The students wore civilian clothes and were told to wear whatever footwear they normally wore — ranging from athletic shoes to cowboy boots.

Comparing Three Seated Positions
Prevailing thinking had suggested that to provide the officer with a maximum response time to an attack, a subject should be seated with the legs straight and ankles crossed. Listed below are the average times (in seconds) for each of the positions.

Postition Average Fastest Slowest
Straight legs 1.34 1.14 1.97
Crossed ankles 1.35 1.02 2.16
Crossed legs 1.30 0.90 1.77

Looking at the average times, the crossed ankles position does provide for the longest average time to move five feet in comparison to the other two positions. However, you will notice that it provided only a 0.01 second longer time over the straight leg position and only 0.05 seconds advantage over the crossed leg position.

Despite the change in position, there is only a 5/100ths of a second difference in the average movement time. I think this small difference is important to understand in that picking a specific position provides an almost insignificant difference in movement times based on average human reaction times.

Additional Considerations
There are several important things to look at in the study, specifically the method used to launch the attack as a possible pre-attack cue, the attack methods and their times, and an understanding of what the times illustrate.

No video was taken of the project so an in-depth, frame by frame analysis is not possible, but as the person conducting the research — and having seen more than 370 attempts — I noticed several things:

  1. The subjects always placed one or both hands down on the curb as a means of using their upper body to push forward to their goal.
    1. Placement of the hands flat on the curb close to the hips could be a pre attack cue.
  2. The students were not given any instructions on how to go about launching their “attack.” However I noticed that they took three forms: rising to the feet, rising to one foot while kneeling on the other leg, and staying down on both knees.
    1. Those students who rose to their feet generally had times over 1.30 and generally were the slowest to the target. They assumed a low crouch to a full standing position.
    2. Those who drove forward on one foot while keeping one knee grounded generally had times between 1.10 and 1.30.
    3. Those subjects who just pushed themselves forward with their hands as they folded their legs, staying on both knees generally had the fastest times. Using this method against someone directly in front of them would allow for a low attack on the legs between knee and groin level, a position that would be very difficult to defend against.
  3. The actual time that it would take to launch an attack from this position would be shorter than the times recorded. In the study the “attack” was initiated by the sound of a beep. The times recorded included the time it took the subjects to hear the signal and respond to it.

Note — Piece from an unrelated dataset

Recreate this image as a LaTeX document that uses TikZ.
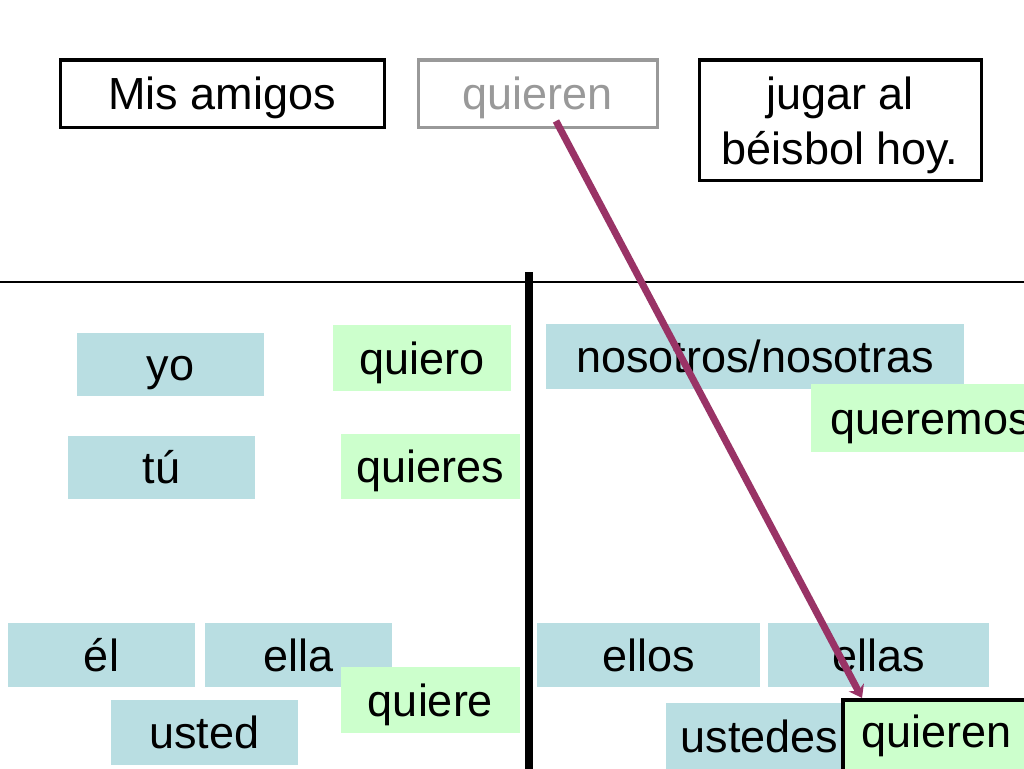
\documentclass[tikz,border=0pt]{standalone}
\usepackage{fontspec}
\setmainfont{Liberation Sans}
\usetikzlibrary{arrows.meta,calc}
\definecolor{pblue}{HTML}{B9DEE2}
\definecolor{pgreen}{HTML}{CCFFCC}
\definecolor{pgrey}{HTML}{999999}
\definecolor{ppurple}{HTML}{993366}
\begin{document}
\begin{tikzpicture}[x=1pt,y=-1pt,
  word/.style={inner sep=0pt, text height=32pt, text depth=0pt,
    font=\fontsize{45}{55}\selectfont, text=black},
  topbox/.style={word, draw=black, line width=3pt, fill=white},
  greybox/.style={word, draw=pgrey, line width=3pt, fill=white, text=pgrey},
  bluebox/.style={word, fill=pblue},
  greenbox/.style={word, fill=pgreen},
  answerbox/.style={word, fill=pgreen, draw=black, line width=4pt},
  divider/.style={black, line width=8pt},
  rule/.style={black, line width=1.2pt},
  linkline/.style={ppurple, line width=7pt, -{Stealth[length=12pt,width=17pt]}}]
\useasboundingbox (0,0) rectangle (1024,768);
\clip (0,0) rectangle (1024,768);
\fill[white] (0,0) rectangle (1024,768);
% top sentence
\node[topbox, minimum width=324, minimum height=67] (m1) at (222,93.5) {Mis amigos};
\node[greybox, minimum width=239, minimum height=67] (q1) at (537.5,93.5) {quieren};
\node[draw=black, line width=3pt, fill=white, inner sep=0pt, minimum width=282, minimum height=120,
  align=center, font=\fontsize{45}{55}\selectfont] (jb) at (840,120) {\rule{0pt}{44pt}jugar al\\béisbol hoy.};
% separators
\coordinate (hl) at (0,282);
\coordinate (hr) at (1024,282);
\draw[rule] (hl) -- (hr);
\coordinate (vt) at (529,272);
\coordinate (vb) at (529,770);
\draw[divider] (vt) -- (vb);
% left column
\node[bluebox, minimum width=187, minimum height=63] (yo) at (170.5,364.5) {yo};
\node[greenbox, minimum width=178, minimum height=66] (quiero) at (422,358) {quiero};
\node[bluebox, minimum width=187, minimum height=63] (tu) at (161.5,467.5) {tú};
\node[greenbox, minimum width=179, minimum height=65] (quieres) at (430.5,466.5) {quieres};
\node[bluebox, minimum width=187, minimum height=64] (el) at (101.5,655) {él};
\node[bluebox, minimum width=187, minimum height=64] (ella) at (298.5,655) {ella};
\node[greenbox, minimum width=179, minimum height=66] (quiere) at (430.5,700) {quiere};
\node[bluebox, minimum width=187, minimum height=65] (usted) at (204.5,732.5) {usted};
% right column
\node[bluebox, minimum width=418, minimum height=65] (nos) at (755,356.5) {nosotros/nosotras};
\node[greenbox, minimum width=239, minimum height=68] (queremos) at (930.5,418) {queremos};
\node[bluebox, minimum width=223, minimum height=64] (ellos) at (648.5,655) {ellos};
\node[bluebox, minimum width=221, minimum height=64] (ellas) at (878.5,655) {ellas};
\node[bluebox, minimum width=187, minimum height=67] (ustedes) at (759.5,736.5) {ustedes};
\node[answerbox, minimum width=187, minimum height=80, text depth=18pt] (q2) at (936.5,740) {quieren};
% connector
\coordinate (ls) at (556,121);
\draw[linkline] (ls) -- ($(q2.north west)+(21,0)$);
\end{tikzpicture}
\end{document}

In an assault there would be no lag time caused by the need to listen for and respond to a signal an attack would be launched instantaneously resulting in faster attack times. The average response time to an audible signal is 0.14-0.16 seconds. 

Position Average Fastest Slowest
Straight legs 1.19 0.99 1.82
Crossed ankles 1.20 0.87 2.01
Crossed legs 1.15 0.75 1.62

4. The times given are average. Some people were faster. Some people were slower. On the street you never know where your suspect will be on the scale. If you compare this study and my previous study, some people were faster moving five feet in the seated position than some in a standing position.

The Bottom Line
The conclusions we may draw from this study are the distance from a suspect — not a specific seated position — will have the greatest effect on officer response time and safety. A distance of five feet between the suspect’s seated position and the officer doesn’t provide for much reaction time and a greater distance is suggested.

Another suggestion is that officers not stand directly in front of the suspect, instead standing at an angle requiring the suspect to turn in their direction — thereby adding time to their attack.